**TASK TO COMPLETE**
Transcribe every line from the top down to the line with "ree_red = [61, 18, 5, 4, 1, 1, 1] + [0] * 53", both ends included, but not the pictures.

**STORED DATA**
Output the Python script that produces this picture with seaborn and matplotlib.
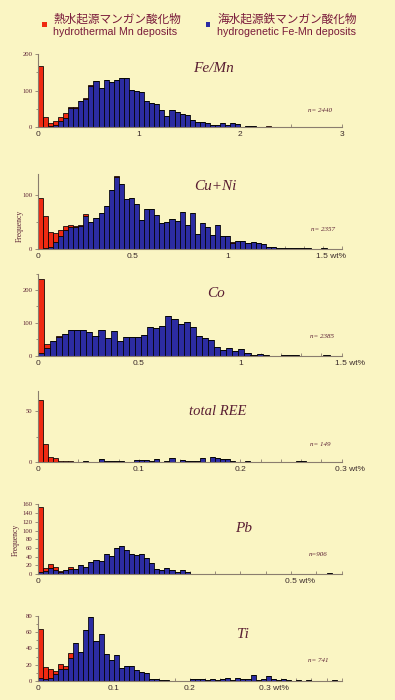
import numpy as np
import pandas as pd
import matplotlib.pyplot as plt
import seaborn as sns
from matplotlib.patches import Rectangle
from matplotlib.ticker import MultipleLocator

BG = "#faf5c3"
RED = "#ef2a12"
BLUE = "#2c2ca2"
INK = "#5a1f33"
AXC = "#8a7d6e"

# bin counts (blue = hydrogenetic, red = hydrothermal, stacked on top)
femn_blue = [0, 0, 3, 5, 18, 25, 52, 52, 72, 77, 113, 125, 106, 129, 124, 129, 135, 135, 103, 99,
             96, 73, 66, 63, 48, 30, 48, 41, 37, 33, 19, 15, 15, 11, 6, 6, 12, 5, 12, 9,
             0, 3, 3, 0, 2, 2, 2, 2, 2, 2, 2, 2, 2, 0, 0, 2, 0, 0, 0, 0]
femn_red = [167, 29, 10, 12, 9, 13, 3, 3, 0, 4, 2] + [0] * 34 + [1] + [0] * 14

cuni_blue = [0, 2, 4, 13, 23, 34, 40, 41, 43, 61, 50, 58, 67, 80, 110, 134, 120, 92, 95, 84,
             53, 73, 74, 63, 47, 50, 56, 52, 68, 45, 66, 27, 48, 41, 25, 45, 23, 23, 11, 14,
             15, 10, 13, 10, 8, 3, 3, 2, 2, 1, 1, 1, 1, 1, 0, 0, 2, 0, 0, 0]
cuni_red = [94, 58, 28, 16, 11, 9, 5, 1, 2, 3, 0, 0, 0, 0, 0, 2] + [0] * 22 + [1] + [0] * 21

co_blue = [7, 24, 45, 58, 65, 77, 79, 77, 71, 61, 79, 53, 76, 46, 57, 56, 56, 62, 87, 83,
           91, 122, 112, 98, 102, 88, 61, 54, 49, 27, 17, 23, 15, 20, 9, 3, 6, 3, 0, 0,
           3, 1, 1, 0, 0, 0, 0, 2, 0, 0]
co_red = [226, 11, 0, 2] + [0] * 46

ree_blue = [0, 0, 0, 0, 0, 0, 0, 0, 0, 1, 0, 0, 3, 1, 1, 1, 1, 0, 0, 2,
            2, 2, 1, 3, 0, 1, 4, 0, 2, 1, 1, 1, 4, 0, 5, 4, 3, 3, 1, 0,
            0, 1, 0, 0, 0, 0, 0, 0, 0, 0, 0, 1, 1, 0, 0, 0, 0, 0, 0, 0]
ree_red = [61, 18, 5, 4, 1, 1, 1] + [0] * 53

pb_blue = [5, 7, 13, 9, 5, 10, 12, 12, 20, 16, 27, 33, 30, 47, 42, 60, 64, 55, 46, 43,
           47, 36, 25, 11, 10, 14, 9, 4, 9, 4, 1, 1, 1, 1, 1, 1, 0, 0, 0, 0,
           0, 0, 0, 0, 0, 0, 0, 0, 0, 0, 0, 0, 0, 0, 0, 0, 0, 2, 0, 0]
pb_red = [150, 6, 10, 7, 3, 0, 4] + [0] * 53

ti_blue = [4, 3, 4, 8, 15, 15, 28, 47, 35, 62, 79, 49, 57, 33, 26, 32, 16, 18, 18, 13,
           11, 10, 3, 3, 1, 1, 0, 0, 0, 0, 2, 3, 2, 1, 2, 1, 2, 4, 1, 4,
           3, 3, 7, 1, 2, 6, 2, 1, 2, 1, 0, 1, 0, 1, 0, 0, 0, 0, 1, 0]
ti_red = [60, 14, 11, 4, 6, 3, 6, 0, 0, 0, 0, 0, 0, 0, 0, 0, 0, 0, 0, 1] + [0] * 40

sns.set_theme(style="white")
plt.rcParams["font.family"] = ["Liberation Sans", "Noto Sans CJK JP", "DejaVu Sans"]

fig = plt.figure(figsize=(3.95, 7.0), dpi=100, facecolor=BG)
W, H = 395.0, 700.0
X0, X1 = 37.7, 341.7


def wt_pos(label):
    return float(label.split()[0])


def panel(top, bottom, xmax, blue, red, ymax, ymaj, ymin, xticks, xlabels, wt, xminor,
          title, tpos, tsize, ntext, npos, freq=None):
    ax = fig.add_axes([X0 / W, 1 - bottom / H, (X1 - X0) / W, (bottom - top) / H])
    ax.set_facecolor("none")
    edges = np.linspace(0, xmax, len(blue) + 1)
    mids = (edges[:-1] + edges[1:]) / 2
    df = pd.DataFrame({
        "x": np.concatenate([mids, mids]),
        "n": np.concatenate([blue, red]),
        "kind": ["hydrogenetic"] * len(blue) + ["hydrothermal"] * len(red),
    })
    sns.histplot(df, x="x", weights="n", hue="kind",
                 hue_order=["hydrothermal", "hydrogenetic"], multiple="stack",
                 bins=list(edges), palette={"hydrothermal": RED, "hydrogenetic": BLUE},
                 edgecolor="black", linewidth=0.55, alpha=1, legend=False, ax=ax)
    ax.set_xlim(0, xmax)
    ax.set_ylim(0, ymax)
    ax.set_xlabel("")
    ax.set_ylabel("")
    for s in ["top", "right"]:
        ax.spines[s].set_visible(False)
    for s in ["left", "bottom"]:
        ax.spines[s].set_color(AXC)
        ax.spines[s].set_linewidth(0.8)
    ax.yaxis.set_major_locator(MultipleLocator(ymaj))
    ax.yaxis.set_minor_locator(MultipleLocator(ymin))
    ax.set_xticks(xticks)
    ax.set_xticklabels(xlabels)
    ax.xaxis.set_minor_locator(MultipleLocator(xminor))
    ax.tick_params(axis="y", which="both", direction="out", length=2.5, width=0.6,
                   color=AXC, pad=1.2, labelsize=4.8, labelcolor=INK, left=True)
    ax.tick_params(axis="y", which="minor", length=1.6)
    ax.tick_params(axis="x", which="both", direction="in", length=2, width=0.6,
                   color=AXC, pad=3, labelsize=6, labelcolor="#3a2a2a", bottom=True)
    for lab in ax.get_yticklabels():
        lab.set_family("Liberation Serif")
    if wt is not None:
        ax.annotate(wt, xy=(wt_pos(wt), 0), xycoords=("data", "axes fraction"),
                    xytext=(-4.5, -3), textcoords="offset points", ha="left", va="top",
                    fontsize=6, color="#3a2a2a")
    if freq is not None:
        ax.set_ylabel("Frequency", family="Liberation Serif", fontsize=5.5, color=INK)
        ax.yaxis.set_label_coords(*freq)
    fig.text(tpos[0] / W, 1 - tpos[1] / H, title, family="Liberation Serif",
             style="italic", fontsize=tsize, ha="center", va="center", color=INK)
    fig.text(npos[0] / W, 1 - npos[1] / H, ntext, family="Liberation Serif",
             style="italic", fontsize=5, ha="center", va="center", color=INK)
    return ax


panel(54, 127.3, 3, femn_blue, femn_red, 200, 100, 50, [0, 1, 2, 3], ["0", "1", "2", "3"],
      None, 0.5, "Fe/Mn", (213, 68), 11, "n= 2440", (320, 111))
panel(173.5, 248.7, 1.6, cuni_blue, cuni_red, 140, 100, 50, [0, 0.5, 1], ["0", "0.5", "1"],
      "1.5 wt%", 0.1, "Cu+Ni", (215, 187), 11, "n= 2357", (323, 230), freq=(-0.045, 0.3))
panel(273.6, 355.7, 1.5, co_blue, co_red, 250, 100, 50, [0, 0.5, 1], ["0", "0.5", "1"],
      "1.5 wt%", 0.1, "Co", (216, 294), 11, "n= 2385", (322, 336))
panel(390.5, 462.3, 0.3, ree_blue, ree_red, 70, 50, 25, [0, 0.1, 0.2], ["0", "0.1", "0.2"],
      "0.3 wt%", 0.02, "total REE", (218, 411), 10.5, "n= 149", (320, 445))
panel(503.6, 574, 0.6, pb_blue, pb_red, 162, 20, 20, [0], ["0"],
      "0.5 wt%", 0.05, "Pb", (244, 529), 11, "n=906", (318, 554), freq=(-0.06, 0.48))
panel(615.7, 681, 0.4, ti_blue, ti_red, 80, 20, 10, [0, 0.1, 0.2], ["0", "0.1", "0.2"],
      "0.3 wt%", 0.02, "Ti", (243, 634), 11, "n= 741", (318, 660))

# legend at the top
for sx, col, jp, en in [(44, RED, "熱水起源マンガン酸化物", "hydrothermal Mn deposits"),
                        (208, BLUE, "海水起源鉄マンガン酸化物", "hydrogenetic Fe-Mn deposits")]:
    fig.add_artist(Rectangle(((sx - 2.5) / W, 1 - (24 + 2.5) / H), 5 / W, 5 / H,
                             facecolor=col, edgecolor="none", transform=fig.transFigure))
    fig.text((sx + 9) / W, 1 - 19 / H, jp, family=["Noto Sans CJK JP", "DejaVu Sans"],
             fontsize=8.4, color="#7a1a3a", ha="left", va="center")
    fig.text((sx + 9) / W, 1 - 32 / H, en, fontsize=7.7, color="#7a1a3a",
             ha="left", va="center")

fig.savefig("out.png", dpi=100, facecolor=BG)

**EXERCISE OUTPUT**
Output the Python script that produces this picture with seaborn and matplotlib.
import numpy as np
import pandas as pd
import matplotlib.pyplot as plt
import seaborn as sns
from matplotlib.patches import Rectangle
from matplotlib.ticker import MultipleLocator

BG = "#faf5c3"
RED = "#ef2a12"
BLUE = "#2c2ca2"
INK = "#5a1f33"
AXC = "#8a7d6e"

# bin counts (blue = hydrogenetic, red = hydrothermal, stacked on top)
femn_blue = [0, 0, 3, 5, 18, 25, 52, 52, 72, 77, 113, 125, 106, 129, 124, 129, 135, 135, 103, 99,
             96, 73, 66, 63, 48, 30, 48, 41, 37, 33, 19, 15, 15, 11, 6, 6, 12, 5, 12, 9,
             0, 3, 3, 0, 2, 2, 2, 2, 2, 2, 2, 2, 2, 0, 0, 2, 0, 0, 0, 0]
femn_red = [167, 29, 10, 12, 9, 13, 3, 3, 0, 4, 2] + [0] * 34 + [1] + [0] * 14

cuni_blue = [0, 2, 4, 13, 23, 34, 40, 41, 43, 61, 50, 58, 67, 80, 110, 134, 120, 92, 95, 84,
             53, 73, 74, 63, 47, 50, 56, 52, 68, 45, 66, 27, 48, 41, 25, 45, 23, 23, 11, 14,
             15, 10, 13, 10, 8, 3, 3, 2, 2, 1, 1, 1, 1, 1, 0, 0, 2, 0, 0, 0]
cuni_red = [94, 58, 28, 16, 11, 9, 5, 1, 2, 3, 0, 0, 0, 0, 0, 2] + [0] * 22 + [1] + [0] * 21

co_blue = [7, 24, 45, 58, 65, 77, 79, 77, 71, 61, 79, 53, 76, 46, 57, 56, 56, 62, 87, 83,
           91, 122, 112, 98, 102, 88, 61, 54, 49, 27, 17, 23, 15, 20, 9, 3, 6, 3, 0, 0,
           3, 1, 1, 0, 0, 0, 0, 2, 0, 0]
co_red = [226, 11, 0, 2] + [0] * 46

ree_blue = [0, 0, 0, 0, 0, 0, 0, 0, 0, 1, 0, 0, 3, 1, 1, 1, 1, 0, 0, 2,
            2, 2, 1, 3, 0, 1, 4, 0, 2, 1, 1, 1, 4, 0, 5, 4, 3, 3, 1, 0,
            0, 1, 0, 0, 0, 0, 0, 0, 0, 0, 0, 1, 1, 0, 0, 0, 0, 0, 0, 0]
ree_red = [61, 18, 5, 4, 1, 1, 1] + [0] * 53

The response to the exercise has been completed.